As you can probably imagine, there are a myriad of logics and myriads of ontologies (often called models).

How does this connect to the map-territory distinction? Generally as I've understood it, logic is a form of map, but so too would be a model. Would a model be a map and logic be a map of a map? Am I getting that right?

All three of them, frequentists, subjectivists and Bayesians, believe that the structure of probability is correctly described by the mathematical concept of a measure, as formalized by the Kolmogorov axioms.

This is something that has always confused me, the probability definition wars. Is there really something to argue about here? Maybe I'm missing something, but it seems like a "if a tree falls in the woods..." kind of question that should just be taboo'd. But when you taboo frequency-probability off from epistemic-probability, it's not immediately obvious why the same axioms should apply to both of them (which doesn't mean that they don't; thank you to everyone for pointing me to Cox's Theorems again. I know I've seen them before, but I think they're starting to click a little bit more on this pass-over). And Richard Carrier's new book said that they're actually the same thing, which is just confusing (that epistemic probability is the frequency at which beliefs with the same amount of evidence will be true/false, or something like that). (EDIT: Another possibility would be that both frequentist and Bayesian definitions of probability could both be "probability" and both conform to the axioms, but that would just make it more perplexing for people to argue about it)

As you can see, you are just using one ontology (possible worlds) to justify one interpretation (Kolmogorov measure), but there are many more.

Thanks for the terminology. I don't really understand what they are given so brief a description, but knowing the names at least spurs further research. Also, am I doing it right for the one ontology and one interpretation that I've stumbled across, regardless of the others?

Fuzzy logic resembles PTEL in the expansions of the set of truth values, but uses different rules than CL, so the resemblance is only superficial: PTEL and fuzzy logics are two very different beasts.

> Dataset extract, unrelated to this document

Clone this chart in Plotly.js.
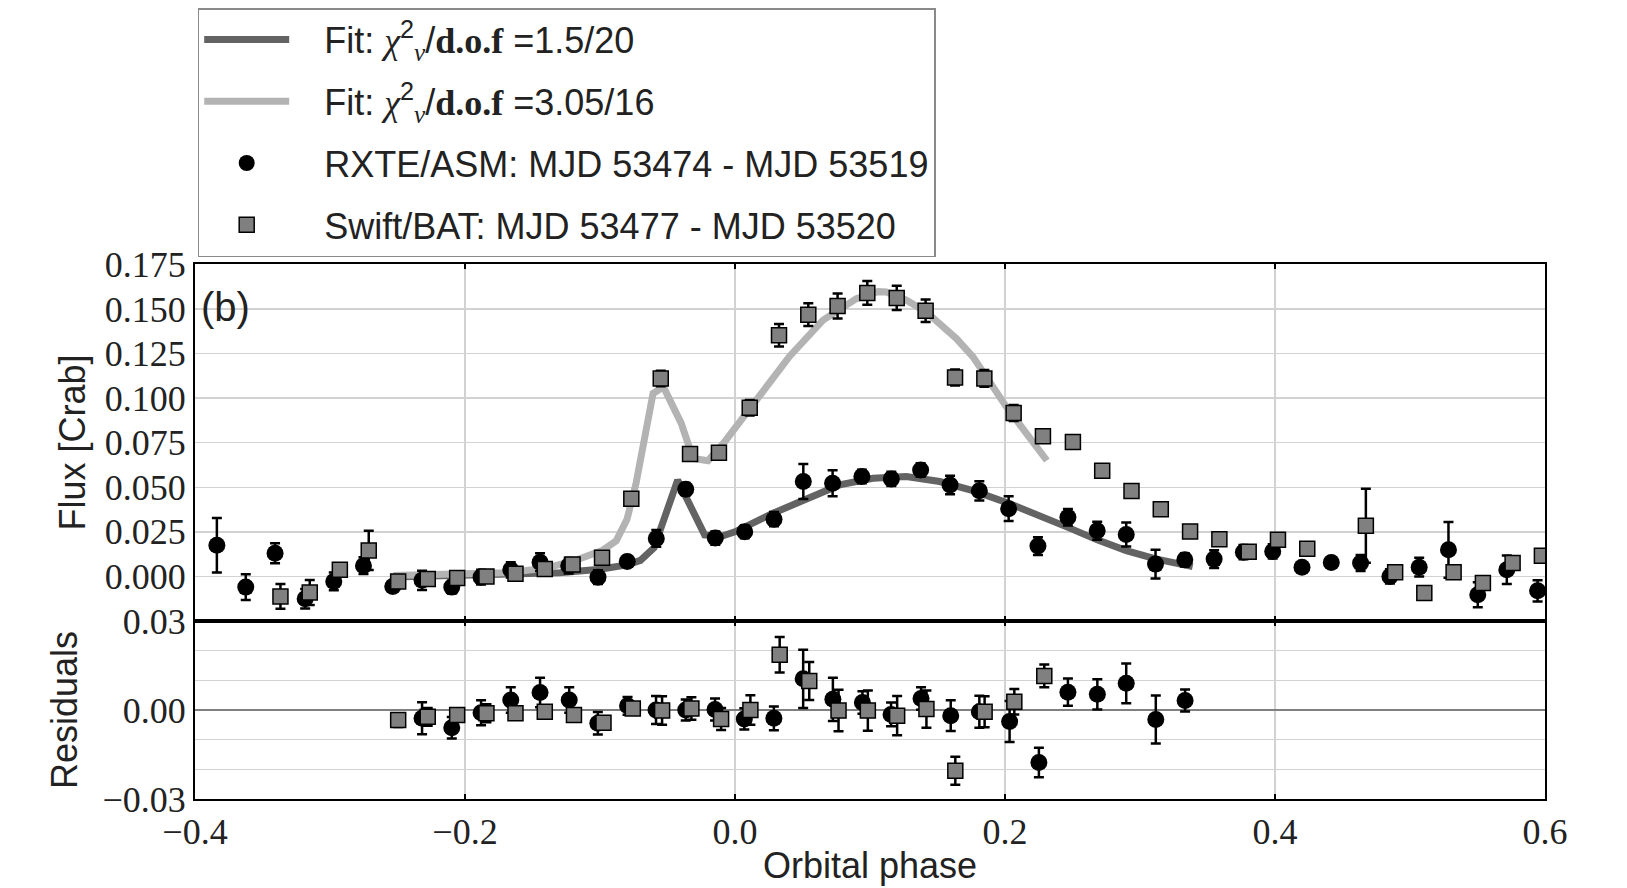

Right, because in fuzzy logics the spectrum is the truth value (because being hot/cold, near/far, gay/straight, sexual/asexual, etc. is not an either/or), whereas with PTEL the spectrum is the level of certainty in a more staunch true/false dichotomy, right? I don't actually know fuzzy logic, I just know the premise of it.

The other question I forgot to ask in the first post was how Bayes' Theorem interacts with group identity not being a matter of necessary and sufficient conditions, or for other fuzzy concepts like I mentioned earlier (near/far, &c.). For this would you just pick a mostly-arbitrary concept boundary so that you have a binary truth value to work with?